▶ [PROBLEM STATEMENT]: Quote every line as written. Omit pictures.

▶ [SOURCE MATERIAL]:
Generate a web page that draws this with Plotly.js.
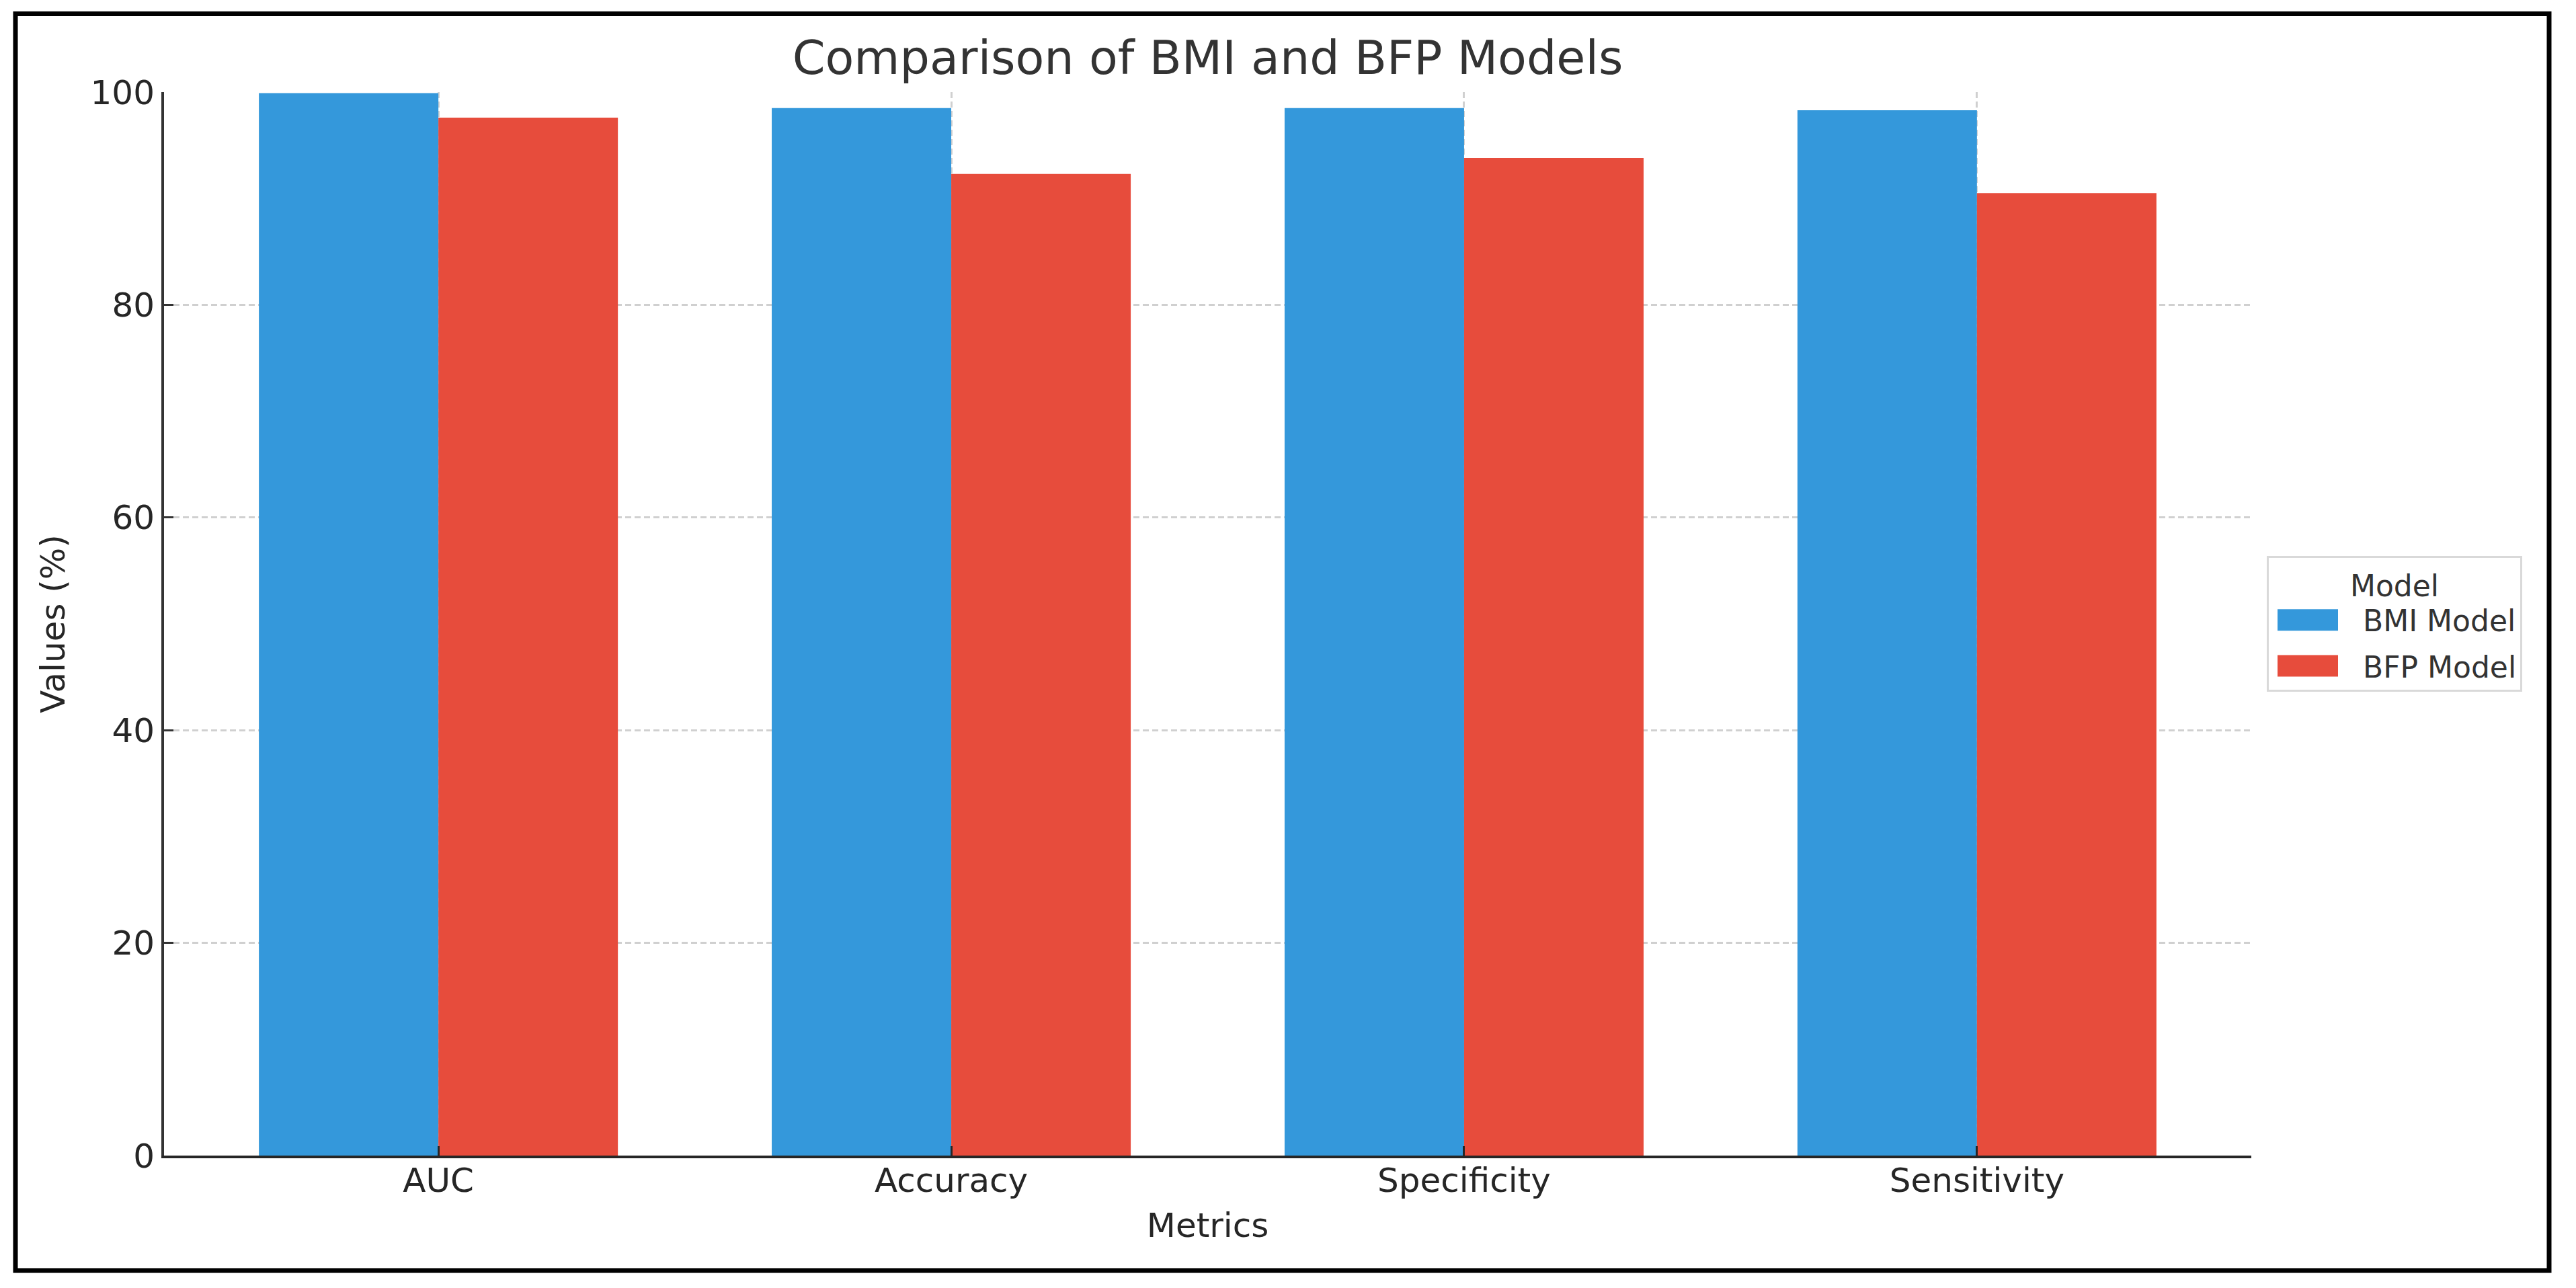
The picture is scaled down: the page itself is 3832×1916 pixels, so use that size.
<!DOCTYPE html>
<html>
<head>
<meta charset="utf-8">
<script src="https://cdn.plot.ly/plotly-3.0.1.min.js"></script>
<style>
  html, body { margin: 0; padding: 0; background: #ffffff; }
  #chart { width: 3832px; height: 1916px; }
</style>
</head>
<body>
<div id="chart"></div>
<script>
// ---- data ----
const metrics = ["AUC", "Accuracy", "Specificity", "Sensitivity"];
const bmiValues = [99.9, 98.5, 98.5, 98.3];
const bfpValues = [97.6, 92.3, 93.8, 90.5];
const seriesNames = ["BMI Model", "BFP Model"];
const yTicks = [0, 20, 40, 60, 80, 100];

const FONT = "DejaVu Sans, Liberation Sans, sans-serif";
const W = 3832, H = 1916;
const M = { l: 244, r: 483, t: 137, b: 197 };
const PW = W - M.l - M.r, PH = H - M.t - M.b;
const px2x = p => (p - M.l) / PW;
const px2y = p => (H - M.b - p) / PH;

const traces = [
  { type: "bar", name: seriesNames[0], x: metrics, y: bmiValues, legendgroup: "g1",
    marker: { color: "#3498db", line: { width: 0 } } },
  { type: "bar", name: seriesNames[1], x: metrics, y: bfpValues, legendgroup: "g2",
    marker: { color: "#e74c3c", line: { width: 0 } } }
];

const gridStyle = { showgrid: true, gridcolor: "#d0d0d0", gridwidth: 3, griddash: "9px,5px" };

const layout = {
  width: W, height: H,
  margin: M,
  paper_bgcolor: "#ffffff",
  plot_bgcolor: "#ffffff",
  font: { family: FONT, color: "#262626", size: 50 },
  barmode: "group",
  bargap: 0.3,
  bargroupgap: 0,
  showlegend: true,
  title: {
    text: "Comparison of BMI and BFP Models",
    font: { family: FONT, size: 70, color: "#333333" },
    x: 0.5, xref: "paper", xanchor: "center",
    y: 1 - 85.5 / H, yref: "container", yanchor: "middle"
  },
  xaxis: Object.assign({
    type: "category",
    range: [-0.535, 3.535],
    showline: true, linecolor: "#262626", linewidth: 4,
    ticks: "inside", ticklen: 14, tickwidth: 3, tickcolor: "#262626",
    ticklabelstandoff: -10,
    tickfont: { family: FONT, size: 50, color: "#262626" },
    title: { text: "Metrics", font: { family: FONT, size: 50, color: "#262626" }, standoff: 22 },
    zeroline: false, layer: "above traces", automargin: false
  }, gridStyle),
  yaxis: Object.assign({
    range: [0, 100],
    tickvals: yTicks,
    showline: true, linecolor: "#333333", linewidth: 4,
    ticks: "inside", ticklen: 14, tickwidth: 3, tickcolor: "#333333",
    tickfont: { family: FONT, size: 50, color: "#262626" },
    title: { text: "Values (%)", font: { family: FONT, size: 50, color: "#262626" }, standoff: 23 },
    zeroline: false, layer: "above traces", automargin: false
  }, gridStyle),
  legend: {
    x: px2x(3372), xref: "paper", xanchor: "left",
    y: 0.5, yanchor: "middle",
    bgcolor: "#ffffff", bordercolor: "#d9d9d9", borderwidth: 3,
    font: { family: FONT, size: 44, color: "#333333" },
    title: { text: "Model", side: "top center", font: { family: FONT, size: 44, color: "#333333" } },
    itemwidth: 130,
    entrywidth: 395,
    traceorder: "grouped",
    tracegroupgap: 8
  },
  shapes: [
    { type: "rect", xref: "paper", yref: "paper",
      x0: px2x(23), x1: px2x(3792), y0: px2y(1890), y1: px2y(20.5),
      line: { color: "#000000", width: 7 }, fillcolor: "rgba(0,0,0,0)", layer: "above" }
  ]
};

Plotly.newPlot("chart", traces, layout, { staticPlot: true, displayModeBar: false }).then(gd => {
  // enlarge legend swatches to match the reference's wide rectangles
  gd.querySelectorAll(".legend .traces").forEach(g => {
    const txt = g.querySelector(".legendtext");
    const path = g.querySelector(".legendpoints path");
    if (!txt || !path) return;
    const tx = parseFloat(txt.getAttribute("x")) || 0;
    const tr = path.getAttribute("transform") || "";
    const m = tr.match(/translate\(([-\d.]+)/);
    const cx = m ? parseFloat(m[1]) : 0;
    const right = tx - 37 - cx, left = right - 90;
    path.setAttribute("d", `M${left},16H${right}V-16H${left}Z`);
  });
});
</script>
</body>
</html>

▶ [COMPLETED EXERCISE]:
Generate a web page that draws this with Plotly.js.
The picture is scaled down: the page itself is 3832×1916 pixels, so use that size.
<!DOCTYPE html>
<html>
<head>
<meta charset="utf-8">
<script src="https://cdn.plot.ly/plotly-3.0.1.min.js"></script>
<style>
  html, body { margin: 0; padding: 0; background: #ffffff; }
  #chart { width: 3832px; height: 1916px; }
</style>
</head>
<body>
<div id="chart"></div>
<script>
// ---- data ----
const metrics = ["AUC", "Accuracy", "Specificity", "Sensitivity"];
const bmiValues = [99.9, 98.5, 98.5, 98.3];
const bfpValues = [97.6, 92.3, 93.8, 90.5];
const seriesNames = ["BMI Model", "BFP Model"];
const yTicks = [0, 20, 40, 60, 80, 100];

const FONT = "DejaVu Sans, Liberation Sans, sans-serif";
const W = 3832, H = 1916;
const M = { l: 244, r: 483, t: 137, b: 197 };
const PW = W - M.l - M.r, PH = H - M.t - M.b;
const px2x = p => (p - M.l) / PW;
const px2y = p => (H - M.b - p) / PH;

const traces = [
  { type: "bar", name: seriesNames[0], x: metrics, y: bmiValues, legendgroup: "g1",
    marker: { color: "#3498db", line: { width: 0 } } },
  { type: "bar", name: seriesNames[1], x: metrics, y: bfpValues, legendgroup: "g2",
    marker: { color: "#e74c3c", line: { width: 0 } } }
];

const gridStyle = { showgrid: true, gridcolor: "#d0d0d0", gridwidth: 3, griddash: "9px,5px" };

const layout = {
  width: W, height: H,
  margin: M,
  paper_bgcolor: "#ffffff",
  plot_bgcolor: "#ffffff",
  font: { family: FONT, color: "#262626", size: 50 },
  barmode: "group",
  bargap: 0.3,
  bargroupgap: 0,
  showlegend: true,
  title: {
    text: "Comparison of BMI and BFP Models",
    font: { family: FONT, size: 70, color: "#333333" },
    x: 0.5, xref: "paper", xanchor: "center",
    y: 1 - 85.5 / H, yref: "container", yanchor: "middle"
  },
  xaxis: Object.assign({
    type: "category",
    range: [-0.535, 3.535],
    showline: true, linecolor: "#262626", linewidth: 4,
    ticks: "inside", ticklen: 14, tickwidth: 3, tickcolor: "#262626",
    ticklabelstandoff: -10,
    tickfont: { family: FONT, size: 50, color: "#262626" },
    title: { text: "Metrics", font: { family: FONT, size: 50, color: "#262626" }, standoff: 22 },
    zeroline: false, layer: "above traces", automargin: false
  }, gridStyle),
  yaxis: Object.assign({
    range: [0, 100],
    tickvals: yTicks,
    showline: true, linecolor: "#333333", linewidth: 4,
    ticks: "inside", ticklen: 14, tickwidth: 3, tickcolor: "#333333",
    tickfont: { family: FONT, size: 50, color: "#262626" },
    title: { text: "Values (%)", font: { family: FONT, size: 50, color: "#262626" }, standoff: 23 },
    zeroline: false, layer: "above traces", automargin: false
  }, gridStyle),
  legend: {
    x: px2x(3372), xref: "paper", xanchor: "left",
    y: 0.5, yanchor: "middle",
    bgcolor: "#ffffff", bordercolor: "#d9d9d9", borderwidth: 3,
    font: { family: FONT, size: 44, color: "#333333" },
    title: { text: "Model", side: "top center", font: { family: FONT, size: 44, color: "#333333" } },
    itemwidth: 130,
    entrywidth: 395,
    traceorder: "grouped",
    tracegroupgap: 8
  },
  shapes: [
    { type: "rect", xref: "paper", yref: "paper",
      x0: px2x(23), x1: px2x(3792), y0: px2y(1890), y1: px2y(20.5),
      line: { color: "#000000", width: 7 }, fillcolor: "rgba(0,0,0,0)", layer: "above" }
  ]
};

Plotly.newPlot("chart", traces, layout, { staticPlot: true, displayModeBar: false }).then(gd => {
  // enlarge legend swatches to match the reference's wide rectangles
  gd.querySelectorAll(".legend .traces").forEach(g => {
    const txt = g.querySelector(".legendtext");
    const path = g.querySelector(".legendpoints path");
    if (!txt || !path) return;
    const tx = parseFloat(txt.getAttribute("x")) || 0;
    const tr = path.getAttribute("transform") || "";
    const m = tr.match(/translate\(([-\d.]+)/);
    const cx = m ? parseFloat(m[1]) : 0;
    const right = tx - 37 - cx, left = right - 90;
    path.setAttribute("d", `M${left},16H${right}V-16H${left}Z`);
  });
});
</script>
</body>
</html>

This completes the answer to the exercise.